● **SUPPLIED DATA**:
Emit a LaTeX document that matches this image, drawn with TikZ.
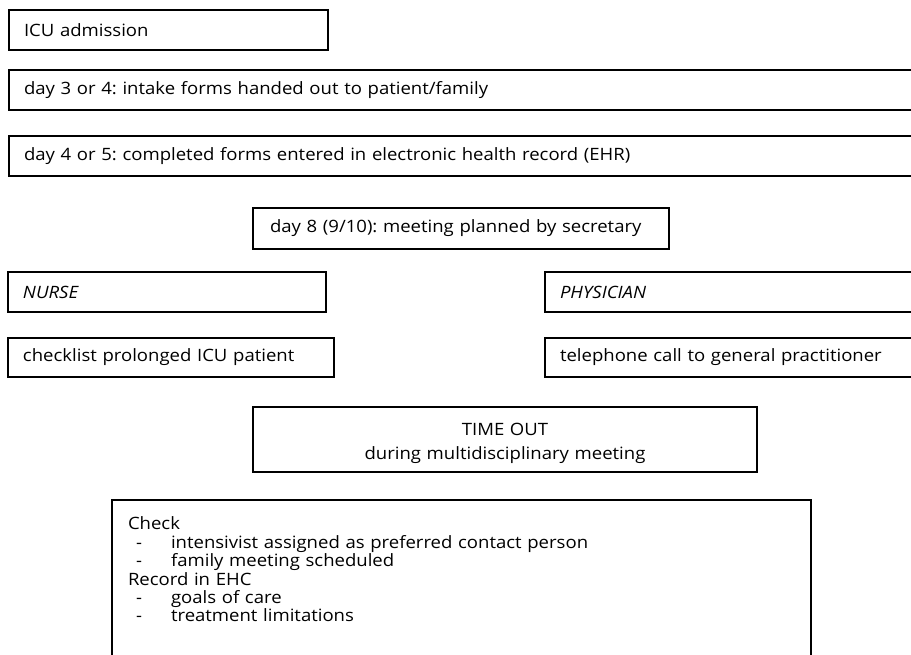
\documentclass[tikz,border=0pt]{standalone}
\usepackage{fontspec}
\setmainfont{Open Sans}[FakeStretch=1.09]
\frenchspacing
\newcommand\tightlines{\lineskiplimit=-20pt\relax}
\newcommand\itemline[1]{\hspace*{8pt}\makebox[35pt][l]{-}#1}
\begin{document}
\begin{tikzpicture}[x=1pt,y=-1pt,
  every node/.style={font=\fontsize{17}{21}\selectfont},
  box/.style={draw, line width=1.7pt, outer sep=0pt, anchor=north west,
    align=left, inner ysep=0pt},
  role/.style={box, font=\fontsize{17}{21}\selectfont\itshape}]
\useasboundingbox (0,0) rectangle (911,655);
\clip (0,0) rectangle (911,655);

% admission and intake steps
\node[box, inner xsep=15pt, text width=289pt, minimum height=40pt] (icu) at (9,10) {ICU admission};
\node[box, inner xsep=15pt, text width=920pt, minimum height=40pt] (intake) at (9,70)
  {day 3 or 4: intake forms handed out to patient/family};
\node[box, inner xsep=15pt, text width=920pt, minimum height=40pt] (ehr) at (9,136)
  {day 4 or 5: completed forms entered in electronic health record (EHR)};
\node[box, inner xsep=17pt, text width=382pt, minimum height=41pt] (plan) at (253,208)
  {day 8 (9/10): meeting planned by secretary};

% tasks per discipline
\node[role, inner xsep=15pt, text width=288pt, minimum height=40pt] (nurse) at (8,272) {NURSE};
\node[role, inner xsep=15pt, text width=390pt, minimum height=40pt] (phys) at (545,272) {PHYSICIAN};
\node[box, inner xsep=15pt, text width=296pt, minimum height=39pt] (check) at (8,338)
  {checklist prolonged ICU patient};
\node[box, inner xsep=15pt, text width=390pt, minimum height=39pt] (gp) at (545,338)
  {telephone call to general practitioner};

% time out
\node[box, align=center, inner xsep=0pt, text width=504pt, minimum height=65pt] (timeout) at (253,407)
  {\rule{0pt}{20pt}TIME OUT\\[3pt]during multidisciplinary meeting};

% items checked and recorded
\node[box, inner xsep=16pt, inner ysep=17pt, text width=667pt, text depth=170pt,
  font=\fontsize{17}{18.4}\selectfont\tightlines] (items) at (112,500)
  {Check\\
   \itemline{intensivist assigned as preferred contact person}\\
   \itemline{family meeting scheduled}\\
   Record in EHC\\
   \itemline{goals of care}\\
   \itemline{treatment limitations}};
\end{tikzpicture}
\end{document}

● **TASK INSTRUCTIONS**:
Repeat the lines exactly as they stand, from the opening line of the data through the line with "8 (9/10): meeting". Pictures stay out of the copy.

● **EXERCISE RESPONSE**:
Emit a LaTeX document that matches this image, drawn with TikZ.
\documentclass[tikz,border=0pt]{standalone}
\usepackage{fontspec}
\setmainfont{Open Sans}[FakeStretch=1.09]
\frenchspacing
\newcommand\tightlines{\lineskiplimit=-20pt\relax}
\newcommand\itemline[1]{\hspace*{8pt}\makebox[35pt][l]{-}#1}
\begin{document}
\begin{tikzpicture}[x=1pt,y=-1pt,
  every node/.style={font=\fontsize{17}{21}\selectfont},
  box/.style={draw, line width=1.7pt, outer sep=0pt, anchor=north west,
    align=left, inner ysep=0pt},
  role/.style={box, font=\fontsize{17}{21}\selectfont\itshape}]
\useasboundingbox (0,0) rectangle (911,655);
\clip (0,0) rectangle (911,655);

% admission and intake steps
\node[box, inner xsep=15pt, text width=289pt, minimum height=40pt] (icu) at (9,10) {ICU admission};
\node[box, inner xsep=15pt, text width=920pt, minimum height=40pt] (intake) at (9,70)
  {day 3 or 4: intake forms handed out to patient/family};
\node[box, inner xsep=15pt, text width=920pt, minimum height=40pt] (ehr) at (9,136)
  {day 4 or 5: completed forms entered in electronic health record (EHR)};
\node[box, inner xsep=17pt, text width=382pt, minimum height=41pt] (plan) at (253,208)
  {day 8 (9/10): meeting planned by secretary};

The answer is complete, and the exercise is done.